Social media followers is a classic vanity number. The actionable alternative is website visits and conversions attributed to social channels. If your 10,000 LinkedIn followers generate fewer qualified leads than your 300-person email list, that changes how you allocate your effort.

Email list size sounds like a growth metric but hides the real question: is the list healthy? The actionable alternatives are active subscriber rate (percentage who engaged in the last 90 days) and email-sourced pipeline (revenue influenced by email-driven website visits). A list of 2,000 active, engaged subscribers is worth more than 20,000 addresses that never open anything.

Bounce rate (site-wide) is almost meaningless because it averages together pages with completely different purposes. A blog post with a 75% bounce rate might be perfectly fine if visitors found their answer. A product page with a 75% bounce rate is a problem. The actionable version is bounce rate by page type and traffic source, compared against benchmarks for each combination.

The Organisational Cost of Getting This Wrong

The damage from relying on vanity metrics isn’t just bad reporting. It cascades into real business costs. Teams optimise for the wrong things, spending budget on channels that drive impressive-looking traffic but no pipeline. Redesign projects are evaluated on whether traffic went up afterward, not on whether conversion rates improved. Content strategies target high-volume keywords that attract the wrong audience rather than lower-volume terms that attract buyers.

What we find particularly dangerous is the false confidence effect. When every report shows numbers going up, organisations lose their sense of urgency. They assume the website is performing because the metrics say so. Meanwhile, actual business outcomes like pipeline generation, qualified lead volume, and revenue attribution remain flat or decline. The disconnect between vanity metrics and business results creates a gap that often only becomes visible during a downturn, when leaders start asking harder questions about marketing ROI.

The fix isn’t complicated, but it does require deliberate effort.
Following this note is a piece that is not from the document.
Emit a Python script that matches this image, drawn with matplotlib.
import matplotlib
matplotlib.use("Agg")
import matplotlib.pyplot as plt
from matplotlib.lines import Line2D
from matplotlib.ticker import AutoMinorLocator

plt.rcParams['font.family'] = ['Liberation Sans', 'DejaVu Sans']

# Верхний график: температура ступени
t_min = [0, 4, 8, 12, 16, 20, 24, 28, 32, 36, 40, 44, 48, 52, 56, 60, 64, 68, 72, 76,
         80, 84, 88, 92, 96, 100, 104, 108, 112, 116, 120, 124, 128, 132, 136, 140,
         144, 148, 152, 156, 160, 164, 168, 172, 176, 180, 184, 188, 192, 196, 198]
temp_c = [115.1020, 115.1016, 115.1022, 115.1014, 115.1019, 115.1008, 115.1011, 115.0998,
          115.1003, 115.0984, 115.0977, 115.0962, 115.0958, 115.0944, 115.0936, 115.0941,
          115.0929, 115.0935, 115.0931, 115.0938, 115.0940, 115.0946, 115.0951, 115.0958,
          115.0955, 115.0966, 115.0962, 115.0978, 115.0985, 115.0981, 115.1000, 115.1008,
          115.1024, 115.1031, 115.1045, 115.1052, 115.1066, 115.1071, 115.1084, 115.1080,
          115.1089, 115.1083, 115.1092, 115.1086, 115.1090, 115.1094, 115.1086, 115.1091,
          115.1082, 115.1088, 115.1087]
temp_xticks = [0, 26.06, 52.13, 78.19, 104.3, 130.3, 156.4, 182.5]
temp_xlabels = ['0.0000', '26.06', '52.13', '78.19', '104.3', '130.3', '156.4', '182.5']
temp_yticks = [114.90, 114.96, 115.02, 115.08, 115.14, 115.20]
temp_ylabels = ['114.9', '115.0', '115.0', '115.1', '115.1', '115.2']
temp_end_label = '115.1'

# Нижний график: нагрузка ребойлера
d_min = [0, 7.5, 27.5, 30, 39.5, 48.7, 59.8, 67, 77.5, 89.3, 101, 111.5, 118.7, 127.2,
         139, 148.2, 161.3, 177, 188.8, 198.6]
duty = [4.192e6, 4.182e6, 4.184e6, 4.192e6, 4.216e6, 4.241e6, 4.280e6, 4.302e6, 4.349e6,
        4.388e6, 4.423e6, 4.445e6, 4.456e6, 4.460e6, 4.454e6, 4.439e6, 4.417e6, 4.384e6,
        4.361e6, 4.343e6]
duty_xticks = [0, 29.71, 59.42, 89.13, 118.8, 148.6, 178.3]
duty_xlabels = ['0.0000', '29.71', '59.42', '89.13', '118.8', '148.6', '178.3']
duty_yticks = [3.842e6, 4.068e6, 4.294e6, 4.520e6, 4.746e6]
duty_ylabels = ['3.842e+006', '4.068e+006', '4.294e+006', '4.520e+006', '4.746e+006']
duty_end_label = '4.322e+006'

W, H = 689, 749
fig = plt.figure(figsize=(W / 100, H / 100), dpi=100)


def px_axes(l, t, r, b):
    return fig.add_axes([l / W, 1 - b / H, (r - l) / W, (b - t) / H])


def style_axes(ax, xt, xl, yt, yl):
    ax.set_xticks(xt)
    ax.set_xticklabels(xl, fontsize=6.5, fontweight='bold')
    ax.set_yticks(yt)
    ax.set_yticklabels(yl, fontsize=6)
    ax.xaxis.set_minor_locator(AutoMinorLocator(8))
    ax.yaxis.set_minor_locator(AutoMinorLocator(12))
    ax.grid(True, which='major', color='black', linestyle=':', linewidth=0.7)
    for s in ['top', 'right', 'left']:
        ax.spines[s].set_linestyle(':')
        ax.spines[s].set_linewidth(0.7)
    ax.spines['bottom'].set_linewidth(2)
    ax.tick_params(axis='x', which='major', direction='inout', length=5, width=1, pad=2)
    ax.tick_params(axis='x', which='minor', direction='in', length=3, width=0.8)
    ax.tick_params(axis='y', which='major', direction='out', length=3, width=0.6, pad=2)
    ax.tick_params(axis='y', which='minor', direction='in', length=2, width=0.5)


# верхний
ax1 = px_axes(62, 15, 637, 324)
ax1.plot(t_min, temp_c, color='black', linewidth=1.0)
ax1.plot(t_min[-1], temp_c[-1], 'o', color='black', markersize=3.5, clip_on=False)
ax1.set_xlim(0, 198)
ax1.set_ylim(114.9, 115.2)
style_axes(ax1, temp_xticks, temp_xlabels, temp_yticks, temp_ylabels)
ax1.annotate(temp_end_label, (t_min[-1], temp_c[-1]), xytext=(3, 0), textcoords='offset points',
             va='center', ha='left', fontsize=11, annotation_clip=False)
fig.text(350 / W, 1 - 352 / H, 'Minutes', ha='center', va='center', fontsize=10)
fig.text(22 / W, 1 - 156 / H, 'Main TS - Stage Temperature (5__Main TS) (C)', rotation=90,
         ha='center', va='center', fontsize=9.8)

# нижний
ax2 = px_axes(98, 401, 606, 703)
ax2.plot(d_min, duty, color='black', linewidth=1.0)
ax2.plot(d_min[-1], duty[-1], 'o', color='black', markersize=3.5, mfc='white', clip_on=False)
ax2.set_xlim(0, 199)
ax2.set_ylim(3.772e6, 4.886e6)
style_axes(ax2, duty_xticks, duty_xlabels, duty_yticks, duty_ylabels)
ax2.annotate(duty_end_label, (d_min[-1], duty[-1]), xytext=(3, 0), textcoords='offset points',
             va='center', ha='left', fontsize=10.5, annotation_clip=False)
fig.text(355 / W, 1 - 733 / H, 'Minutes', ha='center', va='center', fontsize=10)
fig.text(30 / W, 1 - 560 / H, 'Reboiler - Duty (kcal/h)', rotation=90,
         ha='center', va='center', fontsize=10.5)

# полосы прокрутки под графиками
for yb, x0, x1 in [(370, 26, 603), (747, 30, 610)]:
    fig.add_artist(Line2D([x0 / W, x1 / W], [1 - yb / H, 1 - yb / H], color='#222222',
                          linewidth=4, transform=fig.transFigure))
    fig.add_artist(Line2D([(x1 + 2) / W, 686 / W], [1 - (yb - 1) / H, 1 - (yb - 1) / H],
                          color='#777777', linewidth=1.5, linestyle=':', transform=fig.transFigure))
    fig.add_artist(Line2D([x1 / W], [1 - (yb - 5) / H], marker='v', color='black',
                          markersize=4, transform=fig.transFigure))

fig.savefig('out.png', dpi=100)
Someone needs to sit down, map the metrics the business currently tracks, and honestly assess which ones influence decisions and which ones just fill space in a slide deck. That exercise alone, done properly, typically reveals that 60-70% of reported metrics are either vanity metrics or duplicates of the same underlying data presented in different ways.

Getting Your Measurement Right from the Start

The best time to sort out vanity versus actionable metrics is before your next website project launches, not after. When measurement is designed into the site from the beginning, you launch with clean tracking that answers real questions. When it’s retrofitted later, you end up with a patchwork of tags, events, and goals that were added reactively whenever someone asked “can we track that?”

Our team recommends that any website project begin with a measurement brief that defines three things: what business questions the site needs to answer, what user behaviours indicate progress toward business goals, and what data needs to be captured to track those behaviours reliably. This brief then informs the technical tracking setup, the dashboard design, and the reporting cadence. It sounds like overhead, but it typically saves 3-6 weeks of post-launch scrambling to “fix analytics” and ensures that the first monthly report after launch contains numbers the business can actually use.

The distinction between vanity metrics and actionable metrics is ultimately about discipline. It’s the discipline to ask “what will I do differently if this number changes?” before you add anything to a report. If the honest answer is “nothing,” the metric is vanity, and it’s taking up space that should be occupied by something more useful. Strip it out, replace it with something that drives a decision, and your reporting will go from a feel-good exercise to a genuine management tool.